Start of Dataset
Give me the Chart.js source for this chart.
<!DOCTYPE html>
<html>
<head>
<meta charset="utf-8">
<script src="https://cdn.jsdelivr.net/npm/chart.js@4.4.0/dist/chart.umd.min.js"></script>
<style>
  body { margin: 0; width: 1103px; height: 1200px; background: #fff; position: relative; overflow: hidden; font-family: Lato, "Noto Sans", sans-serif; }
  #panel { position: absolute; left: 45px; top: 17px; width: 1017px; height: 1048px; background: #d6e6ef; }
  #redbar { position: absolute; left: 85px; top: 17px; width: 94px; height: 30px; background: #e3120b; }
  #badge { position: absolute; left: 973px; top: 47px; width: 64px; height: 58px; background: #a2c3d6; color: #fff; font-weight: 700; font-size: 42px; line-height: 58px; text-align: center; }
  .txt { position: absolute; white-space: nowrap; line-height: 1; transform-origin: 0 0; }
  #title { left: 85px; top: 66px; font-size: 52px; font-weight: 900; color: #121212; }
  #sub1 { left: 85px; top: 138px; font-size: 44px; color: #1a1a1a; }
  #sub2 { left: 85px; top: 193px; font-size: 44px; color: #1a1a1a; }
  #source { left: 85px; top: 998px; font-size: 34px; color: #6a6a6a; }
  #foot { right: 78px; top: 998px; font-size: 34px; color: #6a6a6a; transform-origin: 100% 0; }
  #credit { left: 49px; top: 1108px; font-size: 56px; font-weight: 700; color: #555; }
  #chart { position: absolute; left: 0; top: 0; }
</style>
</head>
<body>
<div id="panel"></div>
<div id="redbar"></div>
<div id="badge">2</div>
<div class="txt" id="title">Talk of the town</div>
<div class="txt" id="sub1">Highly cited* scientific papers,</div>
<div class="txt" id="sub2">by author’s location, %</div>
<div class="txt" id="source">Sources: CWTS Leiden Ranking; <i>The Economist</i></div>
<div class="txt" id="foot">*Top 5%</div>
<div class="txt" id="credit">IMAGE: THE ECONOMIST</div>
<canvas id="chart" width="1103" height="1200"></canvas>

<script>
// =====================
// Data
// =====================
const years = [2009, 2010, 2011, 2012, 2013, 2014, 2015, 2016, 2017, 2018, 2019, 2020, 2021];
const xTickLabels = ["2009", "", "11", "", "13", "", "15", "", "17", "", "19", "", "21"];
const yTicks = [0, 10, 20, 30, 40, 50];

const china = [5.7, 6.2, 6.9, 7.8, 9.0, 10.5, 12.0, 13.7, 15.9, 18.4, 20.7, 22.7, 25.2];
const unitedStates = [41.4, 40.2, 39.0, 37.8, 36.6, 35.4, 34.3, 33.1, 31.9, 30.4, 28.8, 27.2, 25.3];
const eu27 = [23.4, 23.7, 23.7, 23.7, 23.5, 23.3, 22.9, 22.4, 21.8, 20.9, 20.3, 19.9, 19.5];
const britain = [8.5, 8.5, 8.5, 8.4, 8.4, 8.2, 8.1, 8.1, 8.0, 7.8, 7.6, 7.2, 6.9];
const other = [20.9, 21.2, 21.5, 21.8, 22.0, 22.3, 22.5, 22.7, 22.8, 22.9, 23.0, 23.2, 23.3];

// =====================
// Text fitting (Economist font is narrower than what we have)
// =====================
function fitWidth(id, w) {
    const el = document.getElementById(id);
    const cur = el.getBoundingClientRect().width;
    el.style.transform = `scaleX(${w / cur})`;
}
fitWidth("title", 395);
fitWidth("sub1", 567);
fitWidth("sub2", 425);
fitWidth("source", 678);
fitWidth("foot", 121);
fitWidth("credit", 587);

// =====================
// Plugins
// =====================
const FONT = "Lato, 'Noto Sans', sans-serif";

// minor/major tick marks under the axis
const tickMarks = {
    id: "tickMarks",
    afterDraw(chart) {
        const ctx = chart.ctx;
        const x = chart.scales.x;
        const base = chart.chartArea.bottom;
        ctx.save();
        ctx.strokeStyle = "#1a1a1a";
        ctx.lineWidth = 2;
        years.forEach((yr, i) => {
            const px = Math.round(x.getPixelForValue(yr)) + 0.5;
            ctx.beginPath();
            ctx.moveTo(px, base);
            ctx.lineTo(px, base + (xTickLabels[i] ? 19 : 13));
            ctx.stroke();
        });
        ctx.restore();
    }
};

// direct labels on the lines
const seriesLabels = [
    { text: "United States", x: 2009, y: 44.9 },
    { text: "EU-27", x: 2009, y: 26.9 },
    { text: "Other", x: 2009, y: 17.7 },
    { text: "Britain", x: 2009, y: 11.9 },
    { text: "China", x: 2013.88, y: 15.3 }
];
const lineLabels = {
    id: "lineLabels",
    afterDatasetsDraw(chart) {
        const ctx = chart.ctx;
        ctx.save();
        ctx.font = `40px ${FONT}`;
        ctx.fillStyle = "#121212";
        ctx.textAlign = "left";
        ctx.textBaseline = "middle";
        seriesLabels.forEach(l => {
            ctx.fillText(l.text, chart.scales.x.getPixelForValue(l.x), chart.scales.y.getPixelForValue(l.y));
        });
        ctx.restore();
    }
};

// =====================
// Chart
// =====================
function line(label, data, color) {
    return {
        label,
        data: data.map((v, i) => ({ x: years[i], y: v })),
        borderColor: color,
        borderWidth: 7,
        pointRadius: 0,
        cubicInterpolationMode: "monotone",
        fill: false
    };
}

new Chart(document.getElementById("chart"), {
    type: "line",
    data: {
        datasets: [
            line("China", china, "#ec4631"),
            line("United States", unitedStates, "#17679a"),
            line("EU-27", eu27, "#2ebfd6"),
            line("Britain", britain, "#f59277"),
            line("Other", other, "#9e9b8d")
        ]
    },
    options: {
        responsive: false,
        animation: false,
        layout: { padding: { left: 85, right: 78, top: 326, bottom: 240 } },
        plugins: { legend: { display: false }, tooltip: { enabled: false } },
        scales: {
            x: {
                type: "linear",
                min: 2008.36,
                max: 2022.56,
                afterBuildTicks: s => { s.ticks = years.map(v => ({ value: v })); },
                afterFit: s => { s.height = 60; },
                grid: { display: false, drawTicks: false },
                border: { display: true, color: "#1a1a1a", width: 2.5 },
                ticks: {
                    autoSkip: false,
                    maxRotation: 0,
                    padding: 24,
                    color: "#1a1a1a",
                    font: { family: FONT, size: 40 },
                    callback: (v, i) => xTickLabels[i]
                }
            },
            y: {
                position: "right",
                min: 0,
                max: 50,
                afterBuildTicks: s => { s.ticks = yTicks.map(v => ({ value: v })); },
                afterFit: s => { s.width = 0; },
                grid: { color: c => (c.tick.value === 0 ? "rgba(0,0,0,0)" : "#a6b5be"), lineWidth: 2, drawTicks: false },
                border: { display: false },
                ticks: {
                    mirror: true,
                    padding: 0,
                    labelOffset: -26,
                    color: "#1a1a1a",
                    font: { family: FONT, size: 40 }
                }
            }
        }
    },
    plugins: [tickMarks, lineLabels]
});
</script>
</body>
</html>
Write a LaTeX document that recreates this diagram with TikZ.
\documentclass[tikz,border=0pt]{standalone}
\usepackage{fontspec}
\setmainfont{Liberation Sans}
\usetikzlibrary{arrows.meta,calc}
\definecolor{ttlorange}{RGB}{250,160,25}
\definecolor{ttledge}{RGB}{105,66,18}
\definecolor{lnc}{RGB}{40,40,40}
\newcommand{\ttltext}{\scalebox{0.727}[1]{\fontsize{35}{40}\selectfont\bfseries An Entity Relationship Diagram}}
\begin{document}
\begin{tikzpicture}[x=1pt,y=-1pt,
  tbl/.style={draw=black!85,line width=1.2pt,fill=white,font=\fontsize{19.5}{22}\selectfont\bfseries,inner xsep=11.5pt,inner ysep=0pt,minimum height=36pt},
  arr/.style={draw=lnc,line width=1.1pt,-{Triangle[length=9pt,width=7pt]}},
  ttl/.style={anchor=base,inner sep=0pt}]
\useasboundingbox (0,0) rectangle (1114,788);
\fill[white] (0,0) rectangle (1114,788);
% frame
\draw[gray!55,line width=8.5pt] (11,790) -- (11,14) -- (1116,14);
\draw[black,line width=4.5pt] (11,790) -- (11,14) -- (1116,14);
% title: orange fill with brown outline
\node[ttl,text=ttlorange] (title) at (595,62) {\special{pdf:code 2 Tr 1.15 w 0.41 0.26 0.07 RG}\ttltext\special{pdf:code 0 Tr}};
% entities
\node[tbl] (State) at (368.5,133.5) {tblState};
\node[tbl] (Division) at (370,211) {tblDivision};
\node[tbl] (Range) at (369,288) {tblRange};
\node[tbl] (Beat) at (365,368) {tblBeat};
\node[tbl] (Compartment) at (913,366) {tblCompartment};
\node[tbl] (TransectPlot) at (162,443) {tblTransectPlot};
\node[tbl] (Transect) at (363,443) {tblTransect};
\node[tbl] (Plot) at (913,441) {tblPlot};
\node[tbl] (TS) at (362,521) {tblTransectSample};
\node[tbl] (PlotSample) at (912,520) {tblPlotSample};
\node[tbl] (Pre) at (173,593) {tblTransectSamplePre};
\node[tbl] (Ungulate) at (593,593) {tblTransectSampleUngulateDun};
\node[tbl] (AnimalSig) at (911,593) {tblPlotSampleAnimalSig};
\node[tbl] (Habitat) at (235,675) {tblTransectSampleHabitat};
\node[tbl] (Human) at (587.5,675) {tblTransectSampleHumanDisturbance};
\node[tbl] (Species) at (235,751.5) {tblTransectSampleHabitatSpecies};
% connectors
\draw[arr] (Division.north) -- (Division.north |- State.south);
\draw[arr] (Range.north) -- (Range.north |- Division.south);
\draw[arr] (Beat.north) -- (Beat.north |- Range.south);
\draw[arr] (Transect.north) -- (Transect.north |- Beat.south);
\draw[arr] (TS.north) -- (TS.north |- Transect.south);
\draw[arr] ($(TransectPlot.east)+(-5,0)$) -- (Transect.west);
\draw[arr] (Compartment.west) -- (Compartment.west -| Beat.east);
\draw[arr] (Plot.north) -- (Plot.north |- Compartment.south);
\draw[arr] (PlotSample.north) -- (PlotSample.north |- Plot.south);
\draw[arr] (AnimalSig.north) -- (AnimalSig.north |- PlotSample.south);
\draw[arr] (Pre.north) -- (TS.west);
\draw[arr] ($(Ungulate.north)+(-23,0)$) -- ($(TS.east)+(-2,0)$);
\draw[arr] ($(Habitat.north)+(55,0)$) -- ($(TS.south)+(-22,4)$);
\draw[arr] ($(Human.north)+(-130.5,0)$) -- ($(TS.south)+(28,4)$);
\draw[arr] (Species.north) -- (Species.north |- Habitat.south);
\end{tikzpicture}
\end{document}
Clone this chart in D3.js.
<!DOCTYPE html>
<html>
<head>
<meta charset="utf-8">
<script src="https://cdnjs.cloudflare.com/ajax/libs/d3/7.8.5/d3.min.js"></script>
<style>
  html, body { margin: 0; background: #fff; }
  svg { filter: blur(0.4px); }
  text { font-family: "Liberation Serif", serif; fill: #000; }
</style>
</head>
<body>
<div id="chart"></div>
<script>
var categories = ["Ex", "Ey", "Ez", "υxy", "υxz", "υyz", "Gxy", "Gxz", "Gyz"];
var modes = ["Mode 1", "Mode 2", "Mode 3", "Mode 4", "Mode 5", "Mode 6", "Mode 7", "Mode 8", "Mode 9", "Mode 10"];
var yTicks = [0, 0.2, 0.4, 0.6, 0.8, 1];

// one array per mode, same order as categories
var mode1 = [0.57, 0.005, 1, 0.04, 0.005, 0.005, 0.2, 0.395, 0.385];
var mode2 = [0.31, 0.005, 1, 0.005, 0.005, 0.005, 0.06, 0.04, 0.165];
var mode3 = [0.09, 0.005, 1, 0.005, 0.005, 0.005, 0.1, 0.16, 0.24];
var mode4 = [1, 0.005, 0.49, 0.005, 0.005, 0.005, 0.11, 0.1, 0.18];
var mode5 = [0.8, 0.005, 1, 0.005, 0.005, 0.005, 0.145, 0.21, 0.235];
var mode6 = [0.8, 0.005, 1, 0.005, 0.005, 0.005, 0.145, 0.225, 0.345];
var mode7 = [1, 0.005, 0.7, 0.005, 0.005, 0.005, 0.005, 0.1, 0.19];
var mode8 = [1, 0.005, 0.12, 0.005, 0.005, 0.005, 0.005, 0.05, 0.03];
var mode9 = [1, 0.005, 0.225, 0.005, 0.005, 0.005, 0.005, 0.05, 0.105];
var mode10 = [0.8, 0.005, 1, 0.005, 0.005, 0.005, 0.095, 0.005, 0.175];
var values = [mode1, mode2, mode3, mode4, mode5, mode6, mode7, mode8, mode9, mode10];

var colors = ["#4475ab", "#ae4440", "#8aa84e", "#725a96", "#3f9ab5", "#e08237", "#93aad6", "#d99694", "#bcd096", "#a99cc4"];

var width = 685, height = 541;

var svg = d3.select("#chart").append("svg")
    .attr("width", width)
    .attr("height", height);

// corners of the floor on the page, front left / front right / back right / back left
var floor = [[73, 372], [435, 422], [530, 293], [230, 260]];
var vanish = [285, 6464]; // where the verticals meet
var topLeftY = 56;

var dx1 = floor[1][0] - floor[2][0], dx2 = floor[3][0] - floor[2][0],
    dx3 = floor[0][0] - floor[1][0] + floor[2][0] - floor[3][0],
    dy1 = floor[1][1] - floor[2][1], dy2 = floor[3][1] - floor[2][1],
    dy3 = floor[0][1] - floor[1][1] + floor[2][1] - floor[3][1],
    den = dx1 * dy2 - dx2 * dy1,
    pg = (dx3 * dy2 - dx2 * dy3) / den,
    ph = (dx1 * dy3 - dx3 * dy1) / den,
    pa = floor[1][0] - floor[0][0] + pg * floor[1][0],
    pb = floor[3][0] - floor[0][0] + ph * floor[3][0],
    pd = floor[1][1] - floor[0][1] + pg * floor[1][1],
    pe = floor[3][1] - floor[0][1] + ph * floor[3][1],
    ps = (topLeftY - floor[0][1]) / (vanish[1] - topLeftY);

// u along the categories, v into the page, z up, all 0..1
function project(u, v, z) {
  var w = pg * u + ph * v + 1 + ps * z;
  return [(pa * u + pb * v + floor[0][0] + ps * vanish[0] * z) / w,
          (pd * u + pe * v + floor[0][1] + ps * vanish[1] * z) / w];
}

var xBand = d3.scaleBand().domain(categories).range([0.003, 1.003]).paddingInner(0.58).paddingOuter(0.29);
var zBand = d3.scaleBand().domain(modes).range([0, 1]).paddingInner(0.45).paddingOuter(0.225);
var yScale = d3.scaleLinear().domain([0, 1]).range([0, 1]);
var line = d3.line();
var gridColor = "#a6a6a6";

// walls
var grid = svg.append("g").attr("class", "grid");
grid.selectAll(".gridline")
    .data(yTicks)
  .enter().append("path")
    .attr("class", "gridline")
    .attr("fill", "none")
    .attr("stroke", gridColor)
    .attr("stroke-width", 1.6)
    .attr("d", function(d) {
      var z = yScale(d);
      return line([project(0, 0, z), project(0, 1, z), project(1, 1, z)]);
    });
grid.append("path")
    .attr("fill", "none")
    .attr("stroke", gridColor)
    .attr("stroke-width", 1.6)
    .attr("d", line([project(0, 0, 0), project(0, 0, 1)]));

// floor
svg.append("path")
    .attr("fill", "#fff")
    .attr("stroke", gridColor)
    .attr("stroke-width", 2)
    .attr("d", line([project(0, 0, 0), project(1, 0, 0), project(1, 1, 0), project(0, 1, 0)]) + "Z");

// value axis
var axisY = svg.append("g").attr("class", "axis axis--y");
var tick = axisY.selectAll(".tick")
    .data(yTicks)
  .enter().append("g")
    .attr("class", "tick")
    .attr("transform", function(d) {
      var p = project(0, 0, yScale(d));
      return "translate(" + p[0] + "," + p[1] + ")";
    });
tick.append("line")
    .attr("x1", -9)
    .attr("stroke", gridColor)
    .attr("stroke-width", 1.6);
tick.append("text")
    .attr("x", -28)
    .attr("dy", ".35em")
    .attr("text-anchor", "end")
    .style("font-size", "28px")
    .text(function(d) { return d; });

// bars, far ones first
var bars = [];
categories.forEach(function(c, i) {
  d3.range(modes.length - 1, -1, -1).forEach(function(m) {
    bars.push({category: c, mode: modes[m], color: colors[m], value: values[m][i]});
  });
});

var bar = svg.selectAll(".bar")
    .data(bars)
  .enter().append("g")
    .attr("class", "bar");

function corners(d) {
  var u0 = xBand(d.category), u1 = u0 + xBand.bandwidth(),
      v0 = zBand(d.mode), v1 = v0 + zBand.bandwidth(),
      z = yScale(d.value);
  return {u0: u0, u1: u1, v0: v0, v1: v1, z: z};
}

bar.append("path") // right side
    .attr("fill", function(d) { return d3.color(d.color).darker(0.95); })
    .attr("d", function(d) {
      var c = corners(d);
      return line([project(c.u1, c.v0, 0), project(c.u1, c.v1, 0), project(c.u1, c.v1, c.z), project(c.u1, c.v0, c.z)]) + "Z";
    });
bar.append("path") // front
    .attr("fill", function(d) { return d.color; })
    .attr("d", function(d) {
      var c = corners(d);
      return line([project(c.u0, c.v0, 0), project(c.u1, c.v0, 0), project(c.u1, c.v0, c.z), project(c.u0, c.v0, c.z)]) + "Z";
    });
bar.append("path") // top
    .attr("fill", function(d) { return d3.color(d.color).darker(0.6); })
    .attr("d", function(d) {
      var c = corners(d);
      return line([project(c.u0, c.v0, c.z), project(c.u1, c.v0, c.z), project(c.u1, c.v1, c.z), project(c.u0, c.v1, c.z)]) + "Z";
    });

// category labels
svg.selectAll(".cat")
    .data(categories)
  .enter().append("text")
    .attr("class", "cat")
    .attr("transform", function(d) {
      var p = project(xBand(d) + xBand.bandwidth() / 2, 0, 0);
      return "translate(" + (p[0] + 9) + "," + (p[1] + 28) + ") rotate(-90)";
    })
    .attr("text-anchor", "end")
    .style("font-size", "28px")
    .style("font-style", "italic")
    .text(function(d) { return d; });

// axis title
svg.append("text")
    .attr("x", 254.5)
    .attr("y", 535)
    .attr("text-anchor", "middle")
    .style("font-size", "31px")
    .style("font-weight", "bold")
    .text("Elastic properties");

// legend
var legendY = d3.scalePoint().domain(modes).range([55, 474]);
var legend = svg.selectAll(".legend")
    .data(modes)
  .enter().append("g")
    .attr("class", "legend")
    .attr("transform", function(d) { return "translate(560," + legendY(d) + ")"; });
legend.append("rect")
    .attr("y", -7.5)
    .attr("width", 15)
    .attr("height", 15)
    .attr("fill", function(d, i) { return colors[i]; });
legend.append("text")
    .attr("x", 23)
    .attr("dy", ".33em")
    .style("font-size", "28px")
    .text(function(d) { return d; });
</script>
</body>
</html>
End of Dataset
Aim:
Above is a listing; print exactly its lines from the one with "Clone this chart in D3.js." through the one with "var yTicks = [0, 0.2, 0.4, 0.6, 0.8, 1];", and no other lines.

Correct answer:
Clone this chart in D3.js.
<!DOCTYPE html>
<html>
<head>
<meta charset="utf-8">
<script src="https://cdnjs.cloudflare.com/ajax/libs/d3/7.8.5/d3.min.js"></script>
<style>
  html, body { margin: 0; background: #fff; }
  svg { filter: blur(0.4px); }
  text { font-family: "Liberation Serif", serif; fill: #000; }
</style>
</head>
<body>
<div id="chart"></div>
<script>
var categories = ["Ex", "Ey", "Ez", "υxy", "υxz", "υyz", "Gxy", "Gxz", "Gyz"];
var modes = ["Mode 1", "Mode 2", "Mode 3", "Mode 4", "Mode 5", "Mode 6", "Mode 7", "Mode 8", "Mode 9", "Mode 10"];
var yTicks = [0, 0.2, 0.4, 0.6, 0.8, 1];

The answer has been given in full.